A will get Approval votes in any subset that contains A plus
at least one candidate that has a "0X" vote. These
candidates are C, D, and E. One could picture (!) a
6-variable Karnaugh map of the Boolean function A & (C + D +
E) which should have 7/16 coverage, if I'm not mistaken.
Thus candidate A gets 7/16 points from this ballot (and so
does candidate F, whom the voter has given the same marks).

Repeating for all 6 candidates:

A 10	A & (C + D + E) -> 7/16
B 11	B & (A + C + D + E + F) -> 31/64
C 01	C & !(A + B + F) & D -> 1/32
D 00	0
E 01	similar to C -> 1/32
F 10	similar to A -> 7/16

Scaling by a factor of 64, we see that the candidates get
A=28, B=31, C=2, D=0, E=2, and F=28 points from this voter.
Ratings are pushed towards the extremes, so in effect this
method of scoring is strategizing (?) for the voter. The
more candidates there are, the more pronounced this effect
will be (and you may wish to counteract it by adding more bits).
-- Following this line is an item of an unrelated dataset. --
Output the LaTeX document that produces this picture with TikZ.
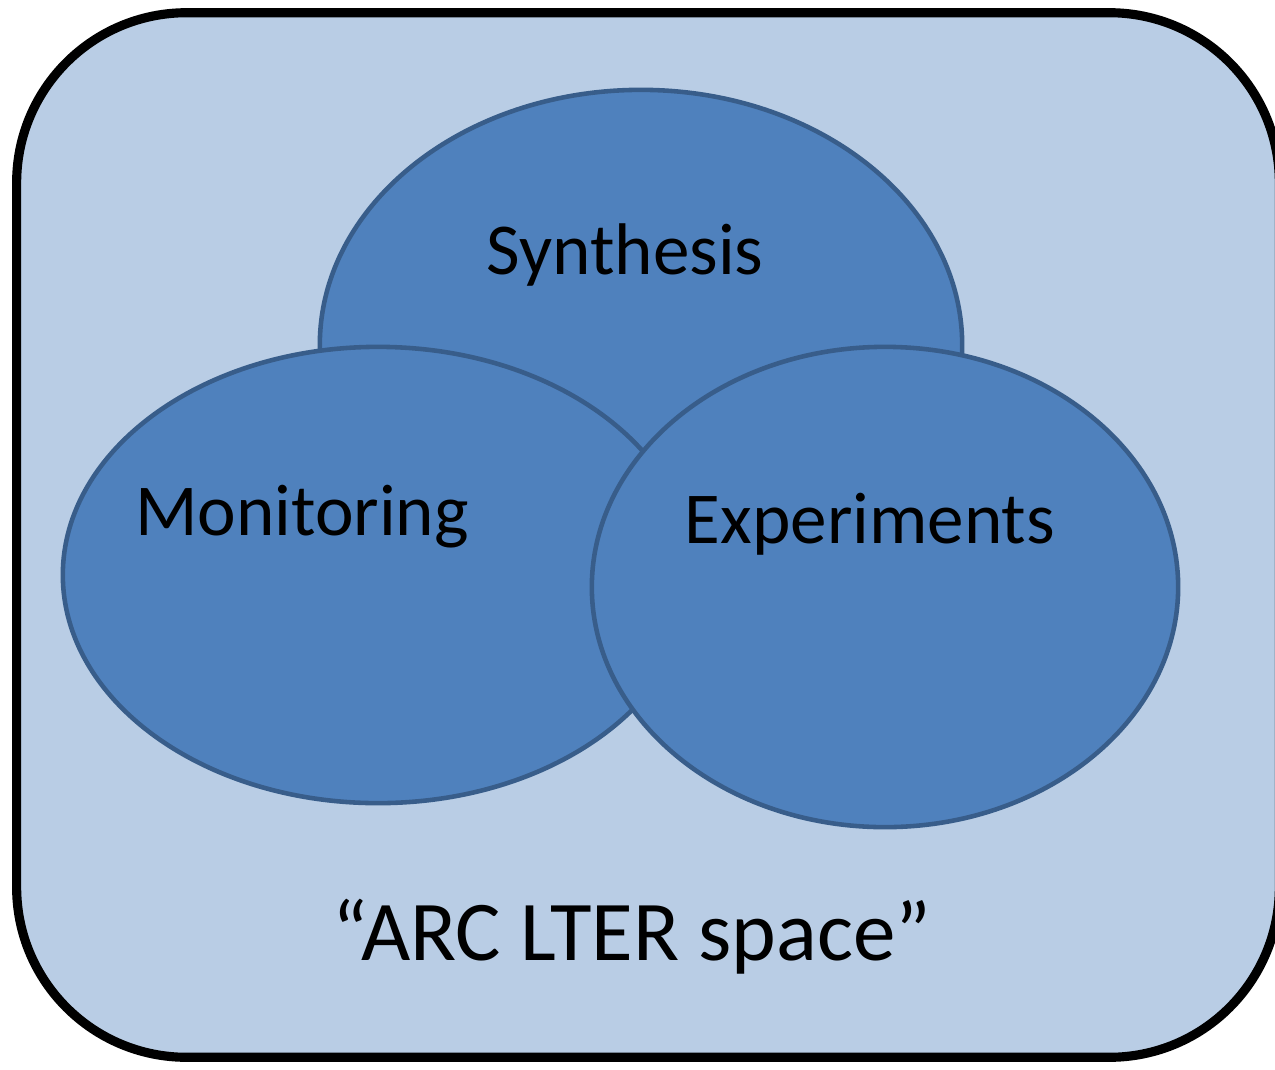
\documentclass[tikz,border=0pt]{standalone}
\usepackage{fontspec}
\setmainfont{Carlito}
\usetikzlibrary{shapes.geometric}
\definecolor{spacebg}{HTML}{B9CDE5}
\definecolor{areafill}{HTML}{4F81BD}
\definecolor{arealine}{HTML}{385D8A}
\tikzset{
  area/.style={ellipse,draw=arealine,fill=areafill,line width=1.3pt,inner sep=0pt},
  word/.style={font=\fontsize{20.8}{25}\selectfont,text=black}
}

\begin{document}
\begin{tikzpicture}[x=0.01cm,y=-0.01cm]
\useasboundingbox (0,0) rectangle (1275,1069);
\begin{scope}
\clip (0,0) rectangle (1275,1069);
\node[draw=black,fill=spacebg,line width=2.6pt,rounded corners=1.7cm,
  minimum width=12.62cm,minimum height=10.44cm,inner sep=0pt](space) at (648,535){};
\end{scope}
\node[area,minimum width=6.42cm,minimum height=5.1cm](synth) at (641,345){};
\node[area,minimum width=6.3cm,minimum height=4.56cm](monit) at (378,575){};
\node[area,minimum width=5.86cm,minimum height=4.8cm](exper) at (885,587){};
\node[word](synthlbl) at (625,255){Synthesis};
\node[word](monitlbl) at (302,517){Monitoring};
\node[word](experlbl) at (870,524){Experiments};
\node[word,font=\fontsize{24.2}{29}\selectfont](spacelbl) at (632,937){“ARC LTER space”};
\end{tikzpicture}
\end{document}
Add up the scores for each candidate from all the voters.
Since you can't tell from the summation how many subset
elections a candidate would have won in UA, this is not the
equivalent of Martin's method. How close does it approximate
it, I wonder?

Also, take note of the fact that although the ratings on
this ballot are symmetrically distributed (1 "11", 2 "10"s,
2 "01"s, and 1 "00"), the resulting scores are not (31, 28,
28, 2, 2, 0). The reason is that the subsets (A), (F), and
(AF) are not counted as votes for A and/or F. The subsets
(C), (E), and (CE) are not counted as votes for C and/or E.
All four candidates have their scores reduced as a result.
Perhaps these cases should count as half a point each. Then
you would also do this for the other single-member sets (B)
and (D). The new scores would be distributed symmetrically,
as we would expect: 31.5, 29, 29, 3, 3, 0.5.
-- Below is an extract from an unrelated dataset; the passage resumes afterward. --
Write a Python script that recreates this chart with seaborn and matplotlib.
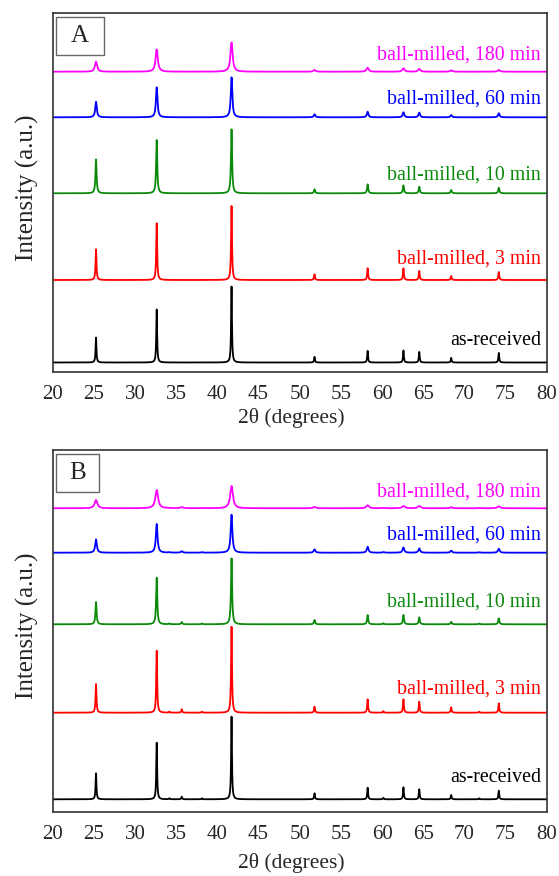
import numpy as np
import pandas as pd
import seaborn as sns
import matplotlib.pyplot as plt
from matplotlib.patches import Rectangle
from matplotlib.ticker import MultipleLocator

# ---- data -------------------------------------------------------------
samples = ["as-received", "ball-milled, 3 min", "ball-milled, 10 min",
           "ball-milled, 60 min", "ball-milled, 180 min"]
colors = ["#000000", "#ff0000", "#0a8a0a", "#0000ff", "#ff00ff"]

# panel A: reflection positions (2θ, degrees) and peak intensities (a.u.)
peaks_A = [25.26, 32.63, 41.72, 51.80, 58.25, 62.60, 64.52, 68.40, 74.18]
int_A_asrec = [25.0, 53.0, 76.0, 5.6, 11.6, 12.0, 10.6, 4.6, 9.6]
int_A_3min = [30.7, 56.7, 74.0, 5.7, 11.7, 11.7, 9.0, 4.0, 8.0]
int_A_10min = [34.0, 53.3, 64.0, 4.0, 9.0, 8.0, 6.6, 3.3, 5.6]
int_A_60min = [15.6, 30.0, 40.0, 3.0, 5.6, 5.0, 4.7, 2.3, 4.0]
int_A_180min = [10.0, 22.3, 29.3, 1.7, 4.0, 3.3, 2.7, 1.3, 1.7]
fwhm_A = [0.12, 0.13, 0.16, 0.22, 0.32]
offset_A = [9.5, 92.0, 178.7, 254.7, 300.3]

# panel B: reflection positions (2θ, degrees) and peak intensities (a.u.)
peaks_B = [25.26, 32.63, 34.17, 35.67, 38.13, 41.72, 51.80, 58.25, 60.15,
           62.60, 64.52, 68.40, 71.80, 74.18]
int_B_asrec = [26.0, 56.6, 1.0, 2.6, 1.0, 82.6, 6.0, 11.6, 1.5, 12.0, 10.0, 4.3, 1.0, 8.6]
int_B_3min = [28.7, 62.0, 1.0, 3.4, 1.0, 86.0, 6.0, 13.4, 1.5, 13.4, 11.0, 5.4, 1.0, 9.4]
int_B_10min = [22.3, 46.6, 0.8, 2.3, 0.8, 66.0, 4.3, 9.3, 1.0, 9.3, 7.0, 2.6, 0.8, 6.0]
int_B_60min = [13.3, 28.7, 0.5, 1.5, 0.5, 38.0, 3.3, 6.0, 0.6, 5.3, 4.3, 2.0, 0.5, 4.0]
int_B_180min = [8.3, 18.3, 0.3, 1.0, 0.3, 22.3, 1.3, 3.0, 0.4, 2.3, 2.3, 1.0, 0.3, 2.0]
fwhm_B = [0.12, 0.13, 0.16, 0.24, 0.40]
offset_B = [12.2, 98.8, 187.2, 258.8, 303.2]

two_theta = np.arange(20.0, 80.0001, 0.01)


def pattern(positions, intensities, fwhm):
    """Sum of Lorentzian reflections for one diffractogram."""
    hw = fwhm / 2.0
    y = np.zeros_like(two_theta)
    for p, h in zip(positions, intensities):
        y += h / (1.0 + ((two_theta - p) / hw) ** 2)
    return y


def build_frame(positions, intensity_sets, fwhms, offsets):
    frames = []
    for name, ints, w, off in zip(samples, intensity_sets, fwhms, offsets):
        frames.append(pd.DataFrame({"two_theta": two_theta,
                                    "intensity": pattern(positions, ints, w) + off,
                                    "sample": name}))
    return pd.concat(frames, ignore_index=True)


df_A = build_frame(peaks_A, [int_A_asrec, int_A_3min, int_A_10min, int_A_60min, int_A_180min],
                   fwhm_A, offset_A)
df_B = build_frame(peaks_B, [int_B_asrec, int_B_3min, int_B_10min, int_B_60min, int_B_180min],
                   fwhm_B, offset_B)

# ---- styling ------------------------------------------------------------
sns.set_style("white")
plt.rcParams["font.family"] = ["Liberation Serif", "DejaVu Serif"]

fig = plt.figure(figsize=(5.59, 8.76), dpi=100)
W, H = 559.0, 876.0
ax_A = fig.add_axes([52.7 / W, 1 - 372.0 / H, 494.0 / W, 359.0 / H])
ax_B = fig.add_axes([52.7 / W, 1 - 811.5 / H, 494.0 / W, 362.0 / H])

label_y_A = [31.3, 112.7, 197.0, 272.7, 317.0]
label_y_B = [33.8, 122.8, 209.2, 276.5, 319.8]

for ax, df, ylim, label_y, letter, box, xpad in [
        (ax_A, df_A, 359.0, label_y_A, "A", (0.0067, 0.883, 0.0971, 0.105), 3),
        (ax_B, df_B, 362.0, label_y_B, "B", (0.0067, 0.882, 0.0878, 0.106), 7)]:
    sns.lineplot(data=df, x="two_theta", y="intensity", hue="sample",
                 palette=dict(zip(samples, colors)), estimator=None,
                 sort=False, linewidth=1.3, legend=False, ax=ax)
    ax.set_xlim(20, 80)
    ax.set_ylim(0, ylim)
    ax.xaxis.set_major_locator(MultipleLocator(5))
    ax.xaxis.set_minor_locator(MultipleLocator(2.5))
    ax.tick_params(axis="x", which="major", direction="out", length=5.5,
                   width=1.0, labelsize=15, pad=4, color="#333333")
    ax.tick_params(axis="x", which="minor", direction="out", length=3,
                   width=1.0, color="#333333")
    ax.tick_params(axis="y", left=False, labelleft=False)
    for s in ax.spines.values():
        s.set_visible(True)
        s.set_color("#333333")
        s.set_linewidth(1.2)
    ax.set_xlabel("2θ (degrees)", fontsize=15.5, labelpad=xpad)
    ax.xaxis.label.set_x(0.483)
    ax.set_ylabel("Intensity (a.u.)", fontsize=18, labelpad=10)
    ax.yaxis.label.set_y(0.514)

    for name, col, yy in zip(samples, colors, label_y):
        ax.text(79.3, yy, name, color=col, fontsize=14.3, ha="right", va="center")

    bx, by, bw, bh = box
    ax.add_patch(Rectangle((bx, by), bw, bh, transform=ax.transAxes,
                           facecolor="white", edgecolor="#666666", linewidth=1.0, zorder=5))
    ax.text(bx + bw / 2, by + bh / 2, letter, transform=ax.transAxes,
            fontsize=18, ha="center", va="center", zorder=6)

fig.savefig("out.png", dpi=100)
I'm not sure if I like this method, but there may be one
benefit: It does seem to make it easier on the voter who is
unsure whether to fully approve candidate X or not. By
"partially approving" (with a 10 vote), he expresses almost
as much support as "fully approving", but with a hedge that
is calculated in relation to how he marks the other
candidates on his ballot. The hedge may reduce the potential
for regret if a person's statistical information is wrong or
insufficient. This might reduce the agonizing over
non-zero-info Approval strategies that bothers some people.